To do -
Do not copy the pictures; transcribe all other material exactly.

Information provided -
———
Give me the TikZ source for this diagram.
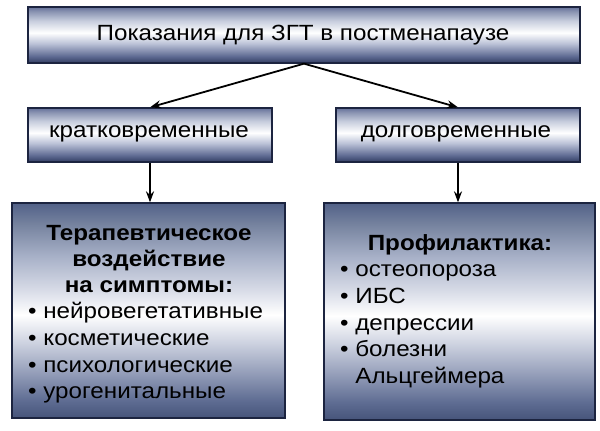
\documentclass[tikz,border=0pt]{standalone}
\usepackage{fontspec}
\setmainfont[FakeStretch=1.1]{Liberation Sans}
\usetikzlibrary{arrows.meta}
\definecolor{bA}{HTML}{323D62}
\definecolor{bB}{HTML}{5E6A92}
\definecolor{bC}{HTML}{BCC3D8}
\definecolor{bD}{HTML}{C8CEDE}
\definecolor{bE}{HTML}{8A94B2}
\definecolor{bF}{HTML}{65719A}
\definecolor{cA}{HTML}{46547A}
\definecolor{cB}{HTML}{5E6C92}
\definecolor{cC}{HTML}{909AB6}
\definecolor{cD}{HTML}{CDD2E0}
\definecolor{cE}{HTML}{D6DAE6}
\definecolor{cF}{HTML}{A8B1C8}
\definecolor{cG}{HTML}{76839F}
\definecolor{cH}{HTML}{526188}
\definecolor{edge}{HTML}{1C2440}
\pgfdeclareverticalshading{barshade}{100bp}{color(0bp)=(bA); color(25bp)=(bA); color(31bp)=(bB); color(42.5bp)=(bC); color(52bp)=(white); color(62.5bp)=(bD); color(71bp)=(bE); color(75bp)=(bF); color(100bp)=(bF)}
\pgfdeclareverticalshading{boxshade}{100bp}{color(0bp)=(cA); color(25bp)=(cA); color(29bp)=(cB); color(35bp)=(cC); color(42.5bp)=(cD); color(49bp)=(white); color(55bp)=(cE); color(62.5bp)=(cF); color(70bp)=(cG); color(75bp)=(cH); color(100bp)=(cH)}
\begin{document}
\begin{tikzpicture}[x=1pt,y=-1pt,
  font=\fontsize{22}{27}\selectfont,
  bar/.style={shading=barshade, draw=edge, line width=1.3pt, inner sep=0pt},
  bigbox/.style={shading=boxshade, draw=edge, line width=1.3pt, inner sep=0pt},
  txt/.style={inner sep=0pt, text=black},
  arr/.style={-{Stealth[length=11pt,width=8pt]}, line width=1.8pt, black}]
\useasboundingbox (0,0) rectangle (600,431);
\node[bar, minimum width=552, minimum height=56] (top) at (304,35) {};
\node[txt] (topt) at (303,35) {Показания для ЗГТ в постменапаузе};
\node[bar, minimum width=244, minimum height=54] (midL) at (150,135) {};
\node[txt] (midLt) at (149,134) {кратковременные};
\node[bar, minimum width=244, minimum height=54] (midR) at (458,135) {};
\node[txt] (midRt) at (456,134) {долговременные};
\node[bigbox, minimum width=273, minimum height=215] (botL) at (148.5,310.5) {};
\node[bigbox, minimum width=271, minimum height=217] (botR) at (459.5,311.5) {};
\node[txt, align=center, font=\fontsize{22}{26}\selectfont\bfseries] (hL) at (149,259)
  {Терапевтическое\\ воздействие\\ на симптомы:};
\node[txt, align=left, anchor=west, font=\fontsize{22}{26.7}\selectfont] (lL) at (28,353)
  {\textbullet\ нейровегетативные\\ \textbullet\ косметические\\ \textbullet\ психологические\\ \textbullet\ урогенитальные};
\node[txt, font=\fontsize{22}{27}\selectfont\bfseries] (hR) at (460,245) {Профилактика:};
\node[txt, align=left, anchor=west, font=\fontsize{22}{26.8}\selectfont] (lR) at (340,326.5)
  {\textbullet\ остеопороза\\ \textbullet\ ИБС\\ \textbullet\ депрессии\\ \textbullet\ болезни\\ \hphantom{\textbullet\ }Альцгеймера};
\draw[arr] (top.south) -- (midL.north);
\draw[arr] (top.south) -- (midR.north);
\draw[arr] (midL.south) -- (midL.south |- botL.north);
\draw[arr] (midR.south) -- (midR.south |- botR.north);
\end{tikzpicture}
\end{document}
———
Completed task -
Give me the TikZ source for this diagram.
\documentclass[tikz,border=0pt]{standalone}
\usepackage{fontspec}
\setmainfont[FakeStretch=1.1]{Liberation Sans}
\usetikzlibrary{arrows.meta}
\definecolor{bA}{HTML}{323D62}
\definecolor{bB}{HTML}{5E6A92}
\definecolor{bC}{HTML}{BCC3D8}
\definecolor{bD}{HTML}{C8CEDE}
\definecolor{bE}{HTML}{8A94B2}
\definecolor{bF}{HTML}{65719A}
\definecolor{cA}{HTML}{46547A}
\definecolor{cB}{HTML}{5E6C92}
\definecolor{cC}{HTML}{909AB6}
\definecolor{cD}{HTML}{CDD2E0}
\definecolor{cE}{HTML}{D6DAE6}
\definecolor{cF}{HTML}{A8B1C8}
\definecolor{cG}{HTML}{76839F}
\definecolor{cH}{HTML}{526188}
\definecolor{edge}{HTML}{1C2440}
\pgfdeclareverticalshading{barshade}{100bp}{color(0bp)=(bA); color(25bp)=(bA); color(31bp)=(bB); color(42.5bp)=(bC); color(52bp)=(white); color(62.5bp)=(bD); color(71bp)=(bE); color(75bp)=(bF); color(100bp)=(bF)}
\pgfdeclareverticalshading{boxshade}{100bp}{color(0bp)=(cA); color(25bp)=(cA); color(29bp)=(cB); color(35bp)=(cC); color(42.5bp)=(cD); color(49bp)=(white); color(55bp)=(cE); color(62.5bp)=(cF); color(70bp)=(cG); color(75bp)=(cH); color(100bp)=(cH)}
\begin{document}
\begin{tikzpicture}[x=1pt,y=-1pt,
  font=\fontsize{22}{27}\selectfont,
  bar/.style={shading=barshade, draw=edge, line width=1.3pt, inner sep=0pt},
  bigbox/.style={shading=boxshade, draw=edge, line width=1.3pt, inner sep=0pt},
  txt/.style={inner sep=0pt, text=black},
  arr/.style={-{Stealth[length=11pt,width=8pt]}, line width=1.8pt, black}]
\useasboundingbox (0,0) rectangle (600,431);
\node[bar, minimum width=552, minimum height=56] (top) at (304,35) {};
\node[txt] (topt) at (303,35) {Показания для ЗГТ в постменапаузе};
\node[bar, minimum width=244, minimum height=54] (midL) at (150,135) {};
\node[txt] (midLt) at (149,134) {кратковременные};
\node[bar, minimum width=244, minimum height=54] (midR) at (458,135) {};
\node[txt] (midRt) at (456,134) {долговременные};
\node[bigbox, minimum width=273, minimum height=215] (botL) at (148.5,310.5) {};
\node[bigbox, minimum width=271, minimum height=217] (botR) at (459.5,311.5) {};
\node[txt, align=center, font=\fontsize{22}{26}\selectfont\bfseries] (hL) at (149,259)
  {Терапевтическое\\ воздействие\\ на симптомы:};
\node[txt, align=left, anchor=west, font=\fontsize{22}{26.7}\selectfont] (lL) at (28,353)
  {\textbullet\ нейровегетативные\\ \textbullet\ косметические\\ \textbullet\ психологические\\ \textbullet\ урогенитальные};
\node[txt, font=\fontsize{22}{27}\selectfont\bfseries] (hR) at (460,245) {Профилактика:};
\node[txt, align=left, anchor=west, font=\fontsize{22}{26.8}\selectfont] (lR) at (340,326.5)
  {\textbullet\ остеопороза\\ \textbullet\ ИБС\\ \textbullet\ депрессии\\ \textbullet\ болезни\\ \hphantom{\textbullet\ }Альцгеймера};
\draw[arr] (top.south) -- (midL.north);
\draw[arr] (top.south) -- (midR.north);
\draw[arr] (midL.south) -- (midL.south |- botL.north);
\draw[arr] (midR.south) -- (midR.south |- botR.north);
\end{tikzpicture}
\end{document}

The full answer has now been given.